Applicant means an investor who applies for Shares pursuant to the Offer.

Application Form means an application form either attached to or accompanying this Prospectus.

Application Monies means application monies for Shares received by the Company.

ASIC means Australian Securities and Investments Commission.

ASX means ASX Limited ACN 008 624 691.

Board means the Directors meeting as a board.

Business Day means Monday to Friday inclusive, other than a day that ASX declares is not a business day.

CHESS means ASX Clearing House Electronic Subregister System.

Closing Date means 31 March 2017 or such later date as the Directors may determine.

Company means Surefire Resources NL ACN 083 274 024

Constitution means the constitution of the Company as at the date of this Prospectus.

Corporations Act means Corporations Act (Cth) 2001.

Directors mean the directors of the Company as at the date of this Prospectus.

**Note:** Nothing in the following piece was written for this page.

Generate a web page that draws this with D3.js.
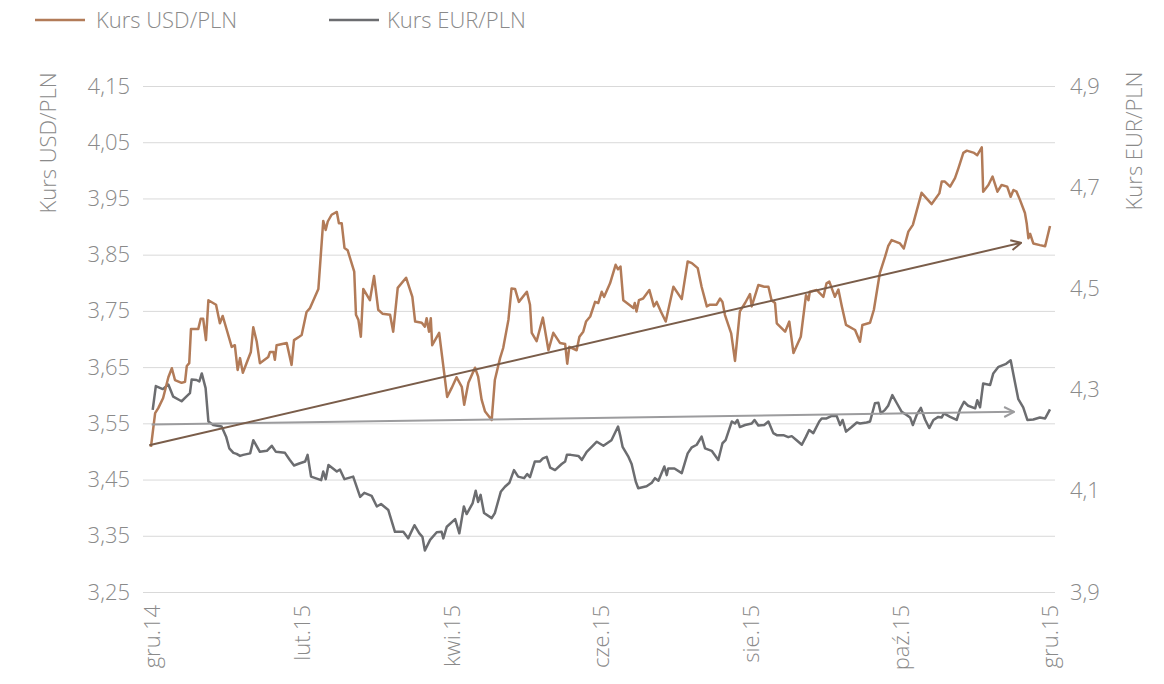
<!DOCTYPE html>
<html>
<head>
<meta charset="utf-8">
<script src="https://cdn.jsdelivr.net/npm/d3@7"></script>
<style>
  body { margin: 0; background: #fff; }
  svg { display: block; font-family: "Open Sans", sans-serif; font-weight: 300; }
</style>
</head>
<body>
<svg id="chart" width="1164" height="684"></svg>
<script>
// sesje notowań od gru.14 (0) do gru.15 (258)
const monthLabels = ["gru.14", "lut.15", "kwi.15", "cze.15", "sie.15", "paź.15", "gru.15"];
const monthSessions = [0, 43, 86, 129, 172, 215, 258];

const usdTicks = [3.25, 3.35, 3.45, 3.55, 3.65, 3.75, 3.85, 3.95, 4.05, 4.15];
const eurTicks = [3.9, 4.1, 4.3, 4.5, 4.7, 4.9];

const usdSession = [-0.3, 0.9, 1.8, 3.2, 4.7, 5.7, 6.6, 8.5, 9.5, 10.0, 10.7, 11.2, 13.3, 14.0, 14.7, 15.5, 16.2, 18.4, 19.5, 20.3,
  21.3, 22.9, 23.8, 24.6, 25.3, 26.1, 28.4, 29.1, 30.1, 31.0, 33.4, 33.9, 34.9, 35.3, 35.8, 38.7, 40.1, 40.8, 42.3, 43.0,
  44.4, 45.4, 47.8, 49.2, 49.9, 50.5, 51.6, 53.1, 53.7, 54.5, 55.3, 56.2, 58.1, 58.6, 59.3, 60.0, 60.7, 62.6, 63.8, 65.0,
  66.2, 68.4, 69.3, 70.6, 73.0, 74.8, 75.6, 77.5, 78.4, 78.9, 79.6, 80.1, 80.5, 82.5, 84.8, 86.1, 87.5, 89.0, 89.7, 90.9,
  92.8, 93.7, 94.7, 95.7, 97.6, 98.5, 100.0, 100.9, 102.4, 103.3, 104.3, 105.4, 107.7, 108.6, 109.1, 110.5, 112.3, 113.9, 115.3, 117.2,
  118.7, 119.3, 119.9, 122.0, 122.8, 123.9, 124.7, 125.9, 127.3, 128.2, 129.2, 129.9, 131.6, 133.2, 133.9, 134.6, 135.4, 137.1, 138.3, 138.7,
  139.2, 139.9, 141.1, 142.9, 144.2, 145.0, 146.2, 147.6, 149.8, 152.2, 153.9, 155.1, 156.8, 157.9, 159.4, 160.3, 162.2, 163.2, 163.9, 164.6,
  166.4, 167.5, 168.9, 170.4, 171.8, 172.3, 174.2, 175.9, 177.1, 178.0, 179.0, 179.5, 181.9, 183.1, 184.3, 186.4, 187.9, 188.6, 189.0, 191.0,
  192.9, 193.8, 194.6, 196.2, 197.2, 198.2, 199.4, 202.0, 203.4, 204.1, 206.3, 207.4, 209.1, 210.6, 211.5, 212.5, 214.9, 216.0, 217.3, 218.6,
  221.1, 224.0, 226.2, 226.9, 227.8, 229.3, 230.7, 231.7, 233.1, 234.1, 236.2, 237.1, 238.4, 238.8, 240.3, 241.5, 242.9, 244.1, 245.7, 246.7,
  247.5, 248.4, 249.4, 250.8, 251.3, 251.8, 252.3, 253.2, 255.1, 256.6, 258.0];
const usdValues = [3.508, 3.568, 3.577, 3.595, 3.632, 3.648, 3.627, 3.622, 3.624, 3.652, 3.657, 3.718, 3.718, 3.736, 3.736, 3.698, 3.769, 3.761, 3.728, 3.741,
  3.720, 3.686, 3.689, 3.645, 3.666, 3.640, 3.677, 3.721, 3.695, 3.657, 3.668, 3.677, 3.677, 3.663, 3.689, 3.693, 3.654, 3.698, 3.704, 3.707,
  3.748, 3.755, 3.789, 3.910, 3.894, 3.909, 3.921, 3.926, 3.906, 3.906, 3.862, 3.858, 3.820, 3.743, 3.734, 3.704, 3.789, 3.769, 3.812, 3.752,
  3.745, 3.743, 3.713, 3.791, 3.809, 3.775, 3.731, 3.729, 3.722, 3.737, 3.713, 3.737, 3.689, 3.711, 3.597, 3.613, 3.632, 3.615, 3.583, 3.622,
  3.649, 3.633, 3.592, 3.571, 3.556, 3.627, 3.666, 3.684, 3.734, 3.790, 3.789, 3.766, 3.784, 3.761, 3.711, 3.696, 3.738, 3.680, 3.711, 3.693,
  3.691, 3.656, 3.686, 3.680, 3.704, 3.713, 3.731, 3.740, 3.766, 3.764, 3.784, 3.775, 3.799, 3.832, 3.824, 3.829, 3.769, 3.761, 3.755, 3.764,
  3.749, 3.769, 3.772, 3.787, 3.758, 3.766, 3.749, 3.731, 3.793, 3.771, 3.838, 3.835, 3.826, 3.793, 3.758, 3.761, 3.761, 3.772, 3.766, 3.743,
  3.710, 3.661, 3.749, 3.764, 3.780, 3.758, 3.796, 3.793, 3.793, 3.769, 3.764, 3.728, 3.713, 3.731, 3.675, 3.704, 3.778, 3.769, 3.784, 3.787,
  3.775, 3.799, 3.802, 3.775, 3.788, 3.758, 3.725, 3.716, 3.695, 3.725, 3.729, 3.752, 3.817, 3.846, 3.865, 3.876, 3.870, 3.861, 3.891, 3.903,
  3.960, 3.940, 3.959, 3.980, 3.980, 3.971, 3.986, 4.004, 4.031, 4.035, 4.031, 4.027, 4.041, 3.962, 3.974, 3.989, 3.962, 3.974, 3.971, 3.953,
  3.965, 3.962, 3.947, 3.924, 3.906, 3.879, 3.887, 3.870, 3.867, 3.865, 3.901];

const eurSession = [0.2, 1.1, 3.1, 4.7, 6.1, 8.5, 10.0, 10.9, 11.4, 12.8, 13.6, 14.3, 15.4, 16.2, 17.6, 20.0, 21.3, 22.2, 23.4, 24.3,
  25.3, 26.2, 28.2, 29.1, 31.0, 33.0, 34.4, 35.6, 38.2, 39.6, 40.8, 42.3, 44.0, 44.7, 45.7, 48.6, 49.2, 49.9, 50.7, 53.1,
  54.0, 55.3, 57.8, 59.8, 61.0, 63.1, 64.6, 65.8, 67.9, 69.8, 72.2, 73.6, 75.4, 76.8, 77.7, 78.4, 79.9, 81.8, 83.2, 83.7,
  84.7, 87.1, 88.3, 89.6, 90.4, 92.1, 93.0, 93.7, 94.4, 95.4, 97.6, 98.5, 100.2, 101.4, 102.7, 104.0, 105.2, 106.9, 107.8, 108.6,
  110.0, 111.5, 112.3, 113.4, 114.4, 115.8, 117.7, 118.7, 119.2, 120.3, 122.5, 123.5, 124.9, 127.8, 129.7, 132.0, 133.9, 134.6, 135.2, 136.9,
  137.8, 139.0, 139.7, 142.1, 143.6, 144.5, 145.5, 147.2, 147.9, 148.3, 150.1, 152.2, 153.9, 155.1, 156.5, 157.9, 158.9, 160.8, 162.7, 163.9,
  164.8, 166.6, 167.5, 168.2, 168.9, 170.4, 172.3, 173.1, 174.2, 175.9, 177.1, 178.5, 179.5, 181.4, 182.8, 183.8, 185.2, 186.7, 187.9, 188.8,
  190.0, 191.7, 192.4, 193.8, 195.3, 196.7, 197.7, 198.4, 199.4, 201.0, 202.5, 203.4, 205.3, 206.3, 207.7, 208.7, 209.4, 210.6, 211.5, 212.7,
  214.0, 215.4, 216.8, 217.8, 218.6, 219.7, 220.9, 222.1, 223.3, 224.5, 225.9, 226.9, 227.5, 229.3, 231.2, 232.1, 233.3, 234.5, 236.5, 237.1,
  237.9, 238.8, 240.8, 241.7, 243.2, 245.4, 246.7, 248.0, 248.9, 250.3, 251.5, 253.2, 255.1, 256.6, 258.0];
const eurValues = [4.260, 4.307, 4.301, 4.310, 4.286, 4.277, 4.287, 4.293, 4.320, 4.319, 4.316, 4.332, 4.303, 4.237, 4.230, 4.227, 4.207, 4.184, 4.175, 4.173,
  4.169, 4.171, 4.174, 4.200, 4.177, 4.179, 4.189, 4.177, 4.175, 4.161, 4.150, 4.154, 4.158, 4.171, 4.128, 4.121, 4.138, 4.123, 4.151, 4.138,
  4.142, 4.123, 4.128, 4.088, 4.096, 4.090, 4.069, 4.074, 4.062, 4.019, 4.019, 4.006, 4.032, 4.016, 4.009, 3.982, 4.003, 4.018, 4.019, 4.006,
  4.029, 4.044, 4.016, 4.069, 4.054, 4.075, 4.100, 4.078, 4.092, 4.056, 4.046, 4.056, 4.098, 4.108, 4.116, 4.141, 4.128, 4.125, 4.133, 4.127,
  4.158, 4.158, 4.164, 4.167, 4.146, 4.141, 4.153, 4.158, 4.171, 4.171, 4.169, 4.161, 4.177, 4.197, 4.189, 4.200, 4.227, 4.207, 4.187, 4.167,
  4.153, 4.118, 4.105, 4.109, 4.116, 4.125, 4.120, 4.148, 4.131, 4.144, 4.144, 4.135, 4.174, 4.186, 4.191, 4.207, 4.184, 4.179, 4.161, 4.194,
  4.200, 4.237, 4.233, 4.240, 4.226, 4.230, 4.233, 4.240, 4.229, 4.230, 4.237, 4.214, 4.210, 4.210, 4.206, 4.208, 4.200, 4.191, 4.207, 4.220,
  4.214, 4.237, 4.243, 4.243, 4.248, 4.248, 4.230, 4.240, 4.217, 4.226, 4.235, 4.233, 4.235, 4.237, 4.273, 4.274, 4.253, 4.260, 4.268, 4.289,
  4.273, 4.256, 4.250, 4.245, 4.230, 4.250, 4.264, 4.241, 4.224, 4.240, 4.246, 4.245, 4.253, 4.246, 4.240, 4.260, 4.276, 4.268, 4.263, 4.279,
  4.265, 4.312, 4.309, 4.332, 4.345, 4.351, 4.358, 4.312, 4.281, 4.265, 4.240, 4.241, 4.245, 4.243, 4.261];

// linie trendu: [sesja, kurs] początek i koniec
const usdTrendSessions = [-0.8, 249.7];
const usdTrendValues = [3.511, 3.871];
const eurTrendSessions = [-0.1, 247.7];
const eurTrendValues = [4.231, 4.256];

const colors = {
  usd: "#b27b58",
  eur: "#6c6d70",
  usdTrend: "#7a5d4a",
  eurTrend: "#9c9c9e",
  grid: "#d9d9d9",
  text: "#8a8a8a",
};
const fontSize = 22;

const svg = d3.select("#chart");

const x = d3.scaleLinear().domain([0, 258]).range([152, 1050]);
const yUsd = d3.scaleLinear().domain([3.25, 4.15]).range([592, 86]);
const yEur = d3.scaleLinear().domain([3.9, 4.9]).range([592, 86]);

const fmt = (v, digits) => v.toFixed(digits).replace(".", ",");

function styleText(sel) {
  sel.attr("fill", colors.text)
    .attr("font-size", fontSize)
    .attr("font-family", "Open Sans")
    .attr("font-weight", 300);
}

// siatka + lewa oś
const left = svg.append("g").attr("transform", "translate(143,0)")
  .call(d3.axisLeft(yUsd).tickValues(usdTicks).tickSize(-912).tickPadding(13).tickFormat((d) => fmt(d, 2)));
left.select(".domain").remove();
left.selectAll(".tick line").attr("stroke", colors.grid).attr("stroke-width", 1);
left.selectAll(".tick text").call(styleText);

// prawa oś
const right = svg.append("g").attr("transform", "translate(1056,0)")
  .call(d3.axisRight(yEur).tickValues(eurTicks).tickSize(0).tickPadding(14).tickFormat((d) => fmt(d, 1)));
right.select(".domain").remove();
right.selectAll(".tick text").call(styleText);

// oś X
const bottom = svg.append("g").attr("transform", "translate(0,592)")
  .call(d3.axisBottom(x).tickValues(monthSessions).tickSize(0).tickFormat((d, i) => monthLabels[i]));
bottom.select(".domain").remove();
bottom.selectAll(".tick text")
  .call(styleText)
  .attr("text-anchor", "end")
  .attr("transform", "rotate(-90)")
  .attr("x", -13)
  .attr("y", 0)
  .attr("dy", "0.35em");

// tytuły osi
svg.append("text")
  .attr("transform", "translate(56,143) rotate(-90)")
  .attr("text-anchor", "middle")
  .call(styleText)
  .text("Kurs USD/PLN");

svg.append("text")
  .attr("transform", "translate(1142,141) rotate(-90)")
  .attr("text-anchor", "middle")
  .call(styleText)
  .text("Kurs EUR/PLN");

// strzałki
const defs = svg.append("defs");
[["arrowUsd", colors.usdTrend], ["arrowEur", colors.eurTrend]].forEach(([id, c]) => {
  defs.append("marker")
    .attr("id", id)
    .attr("viewBox", "0 0 12 12")
    .attr("refX", 11)
    .attr("refY", 6)
    .attr("markerWidth", 12)
    .attr("markerHeight", 12)
    .attr("markerUnits", "userSpaceOnUse")
    .attr("orient", "auto")
    .append("path")
    .attr("d", "M1,1 L11,6 L1,11")
    .attr("fill", "none")
    .attr("stroke", c)
    .attr("stroke-width", 2);
});

const usdData = usdSession.map((s, i) => [s, usdValues[i]]);
const eurData = eurSession.map((s, i) => [s, eurValues[i]]);

const lineUsd = d3.line().x((d) => x(d[0])).y((d) => yUsd(d[1]));
const lineEur = d3.line().x((d) => x(d[0])).y((d) => yEur(d[1]));

svg.append("path")
  .datum(eurData)
  .attr("d", lineEur)
  .attr("fill", "none")
  .attr("stroke", colors.eur)
  .attr("stroke-width", 2.5)
  .attr("stroke-linejoin", "round");

svg.append("path")
  .datum(usdData)
  .attr("d", lineUsd)
  .attr("fill", "none")
  .attr("stroke", colors.usd)
  .attr("stroke-width", 2.5)
  .attr("stroke-linejoin", "round");

svg.append("path")
  .datum(eurTrendSessions.map((s, i) => [s, eurTrendValues[i]]))
  .attr("d", lineEur)
  .attr("fill", "none")
  .attr("stroke", colors.eurTrend)
  .attr("stroke-width", 2)
  .attr("marker-end", "url(#arrowEur)");

svg.append("path")
  .datum(usdTrendSessions.map((s, i) => [s, usdTrendValues[i]]))
  .attr("d", lineUsd)
  .attr("fill", "none")
  .attr("stroke", colors.usdTrend)
  .attr("stroke-width", 2)
  .attr("marker-end", "url(#arrowUsd)");

// legenda
const legendItems = [
  { label: "Kurs USD/PLN", color: colors.usd, x: 35, gap: 61 },
  { label: "Kurs EUR/PLN", color: colors.eur, x: 329, gap: 58 },
];
const legend = svg.append("g");
legendItems.forEach((item) => {
  legend.append("line")
    .attr("x1", item.x).attr("x2", item.x + 50)
    .attr("y1", 20).attr("y2", 20)
    .attr("stroke", item.color)
    .attr("stroke-width", 2.5);
  legend.append("text")
    .attr("x", item.x + item.gap)
    .attr("y", 28)
    .call(styleText)
    .text(item.label);
});
</script>
</body>
</html>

Existing Shares means a fully paid ordinary share in the capital of the Company on issue as at the date of this Prospectus.

Listing Rules means the Listing Rules of ASX.

Offer means the offer of Shares referred to in Section 1.1 of this Prospectus.

Official List means the official list of ASX.

Official Quotation means quotation of Shares on the Official List.

Prospectus means this prospectus dated 24 March 2017.

Section means a section of this Prospectus.

Shareholder means a holder of Shares.

Share means a fully paid ordinary share in the capital of the Company.

$ means Australian dollars.

WST means Western Standard Time, being the time in Perth, Western Australia.